Team

Getting things done, together

If you’ve got a gnarly problem, you probably need a group of mates to work on it in order to make an impact.

So theoretically, more mates will mean more impact.

But maybe not.

Gnarly problems definitely require a few different bodies. It’s highly unlikely that a single person is going to arrive at a solution alone. At the very least, the company helps!

But particularly gnarly problems also usually require people to work together in all sorts of different configurations. Sometimes you’ll all come together to thrash out an issue. More often, you’ll divide and conquer, prototype and test, and learn and discover in smaller groups.

Therefore, you need a group where (ideally) any combination of people can function effectively, and who are also able to bring their whole selves to the big group conversation.

Thankfully, you can hit both of these with one thing: Good relationships between every person.

Simple to say, and challenging to do, yes. And if you’ll bear with me, there’s some simple maths to help explain why.

The number of relationships (i.e. connections between two different people) present in any group can one calculated using the equation R = n x (n - 1) / 2 (Where ‘R’ is the number of relationships and ‘n’ is the number of people (English explanation below*)

What this means is that if you have three people working together, you need to have three functional relationships to have both a cohesive group, and everyone can work together in smaller groups.

If you have six people, there are 15 different relationships.

Jump up to eight people, and you nearly double the number to 28.

And in a group of 10, there’s 45 different relationships.

How about an international rugby team with 23 people on the match-day squad… 253 individual relationships required for ultimate cohesiveness!

15 relationships (with a group of 6) is a manageable size , especially if you’re spending regular, frequent time together. On the other hand, 45 separate relationships (with a group of 10) is likely to require a specific environment to pull off.

This might explain why sometimes, more isn’t better, it’s just more complicated.

*To calculate the number of relationships in a group of people, multiply the total number of people in the group by one less than that total number, and then divide that result in half. (See maths has a point, if only just to save on space).

Get good tools for your good people

After you've got the right people, make sure you give them the right tools.

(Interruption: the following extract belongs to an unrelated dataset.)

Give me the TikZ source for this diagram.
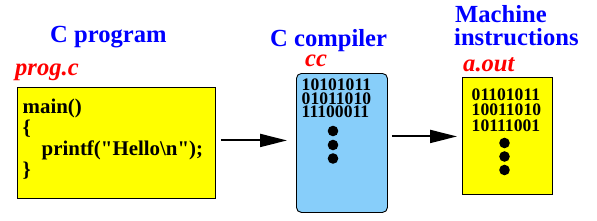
\documentclass[tikz,border=0pt]{standalone}
\usepackage{fontspec}
\setmainfont{Liberation Serif}
\newfontfamily\codefont{Liberation Serif}
\usetikzlibrary{arrows.meta}
\definecolor{ttlblue}{RGB}{0,0,255}
\definecolor{lblred}{RGB}{255,0,0}
\definecolor{boxyellow}{RGB}{255,255,0}
\definecolor{boxblue}{RGB}{135,206,250}
\begin{document}
\begin{tikzpicture}[x=1pt,y=-1pt,
  title/.style={anchor=base west,inner sep=0pt,text=ttlblue,font=\fontsize{24.6}{24.6}\selectfont\bfseries},
  lbl/.style={anchor=base west,inner sep=0pt,text=lblred,font=\fontsize{24.6}{24.6}\selectfont\bfseries\itshape},
  code/.style={anchor=base west,inner sep=0pt,font=\codefont\fontsize{20.9}{20.9}\selectfont\bfseries},
  bits/.style={anchor=base west,inner sep=0pt,font=\fontsize{17.6}{17.6}\selectfont\bfseries},
  box/.style={draw=black,line width=0.9pt,anchor=north west,inner sep=0pt},
  arr/.style={line width=2pt,-{Triangle[length=27pt,width=13pt]}},
  dot/.style={fill=black}]
\useasboundingbox (0,0) rectangle (597,220);
% boxes
\node[box,fill=boxyellow,minimum width=198pt,minimum height=111pt] (src) at (17,87) {};
\node[box,fill=boxblue,rounded corners=5pt,minimum width=91pt,minimum height=139pt] (cc) at (296,73) {};
\node[box,fill=boxyellow,minimum width=90pt,minimum height=117pt] (aout) at (462,77) {};
% titles
\node[title] (t1) at (50,42) {C program};
\node[title] (t2) at (270,46) {C compiler};
\node[title] (t3a) at (455,22) {Machine};
\node[title] (t3b) at (454,45) {instructions};
% labels
\node[lbl] (l1) at (15,75) {prog.c};
\node[lbl] (l2) at (305,66.5) {cc};
\node[lbl] (l3) at (463,71.5) {a.out};
% code
\node[code] (c1) at (22.5,113) {main()};
\node[code] (c2) at (22.5,134) {\{};
\node[code] (c3) at (41.5,155) {printf("Hello\textbackslash n");};
\node[code] (c4) at (22.5,176.5) {\}};
% bits in cc
\node[bits] (b1) at (301.5,90.5) {10101011};
\node[bits] (b2) at (301.5,104) {01011010};
\node[bits] (b3) at (301.5,117.5) {11100011};
% bits in a.out
\node[bits] (d1) at (471.5,100.5) {01101011};
\node[bits] (d2) at (471.5,115.5) {10011010};
\node[bits] (d3) at (471.5,131) {10111001};
% dots
\fill[dot] (333,131) circle (5.3);
\fill[dot] (333,145) circle (5.3);
\fill[dot] (333,158.5) circle (5.3);
\fill[dot] (504.5,143) circle (5.3);
\fill[dot] (504.5,156.5) circle (5.3);
\fill[dot] (504.5,170) circle (5.3);
% arrows
\draw[arr,shorten <=5pt,shorten >=9pt] ([yshift=2.5pt]src.east) -- ([yshift=2.5pt]cc.west);
\draw[arr,shorten <=4pt,shorten >=5pt] ([yshift=6.5pt]cc.east) -- ([yshift=-0.5pt]aout.west);
\end{tikzpicture}
\end{document}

It's worth paying for them.

While we might bootstrap/number-8-wire the project together, high quality projects require high-quality people working with high-quality tools.

And high-quality costs money.

Doing good requires us to get better. Getting better requires us to practice. And practicing requires tools.

So get good people, develop a good design, and with the right tools, build the right project.

Work hard, work fast, work together.

We've become obsessed with being busy, and lost sight of being productive.

A building company reduced staff hours from 45 hours per week to 38 hours per week, with no change in annual pay, and didn't have a blip on the bottom line.

A well functioning team can be many hundreds of times more productive than a poorly functioning team. Whereas the most efficient worker is only going to be ten times more productive than your least efficient worker, at best.

Think about the last design team on your building project, or the workgroup you sit with, or the subcontractor who installed your plumbing. How do they rate on the "effective team" scale?

We've lost sight of the benefits of intensive work and traded it in for long hours of solo drudgery.

How much more productive could we be if we spent less time working?

How would the construction industry change if we all learnt how to work hard, fast, and together?

We might build more, better, for less.

Which sounds like a piece of the solution to our housing crisis...

The beauty of preparation and planning

There are few baseline fundamentals when it comes to making the world a better place. Here's a couple:

  1. It works better when we work together.
  2. You never know what is coming.

Planning and preparation are key to both of these.

Prepare together. Align your thinking. Uncover your strengths and weaknesses. Learn to communicate. Resolve conflict. Agree on principles.

And then when an unexpected decision-making moment arrives: Check in on each other, check alignment, check strength, and act decisively.

Crucial moments rarely allow time to think everything through. So have 80% of the conversation before the moment arrives. And develop the skills to nail the last 20%. 

Cover off the basics of the decision using pre-established principles, and discuss the details that arrive in the decisive moment.

* This is more about life than about property, but I suspect you could apply a similar logic to a house project.

People lie at the cross-over between software development and community development

Scrum started in the software development industry. But the underlying principles are generic.

If you want to change how property works for your people, in your neighourhood:

1. Do something. Something you can point to. Something that stands alone. Anything. Even the smallest thing.

2. Identify what actions, projects, conversations, and decisions will bring the most value to the change you want to see happen. Do those things first.

3. We don't know how long it will take, untill we start and see how long it takes us. Then we'll get faster.

4. Shift things that slow you down. Spending time this week resolving something that makes you slower will pay dividends when get more done every week for the next ten years.

5. Always pause to reflect, review and share. Share not just what has happened, but how it happened. Tell stories, learn from them, make changes, get better and making things better.

6. Don't forget the most important things: People matter. Action counts. Work together. Learn, adapt and change continuously.

7. Commit. Find others who are committed, and commit to each other. Keep everyone else in the loop, but work with people who are committed.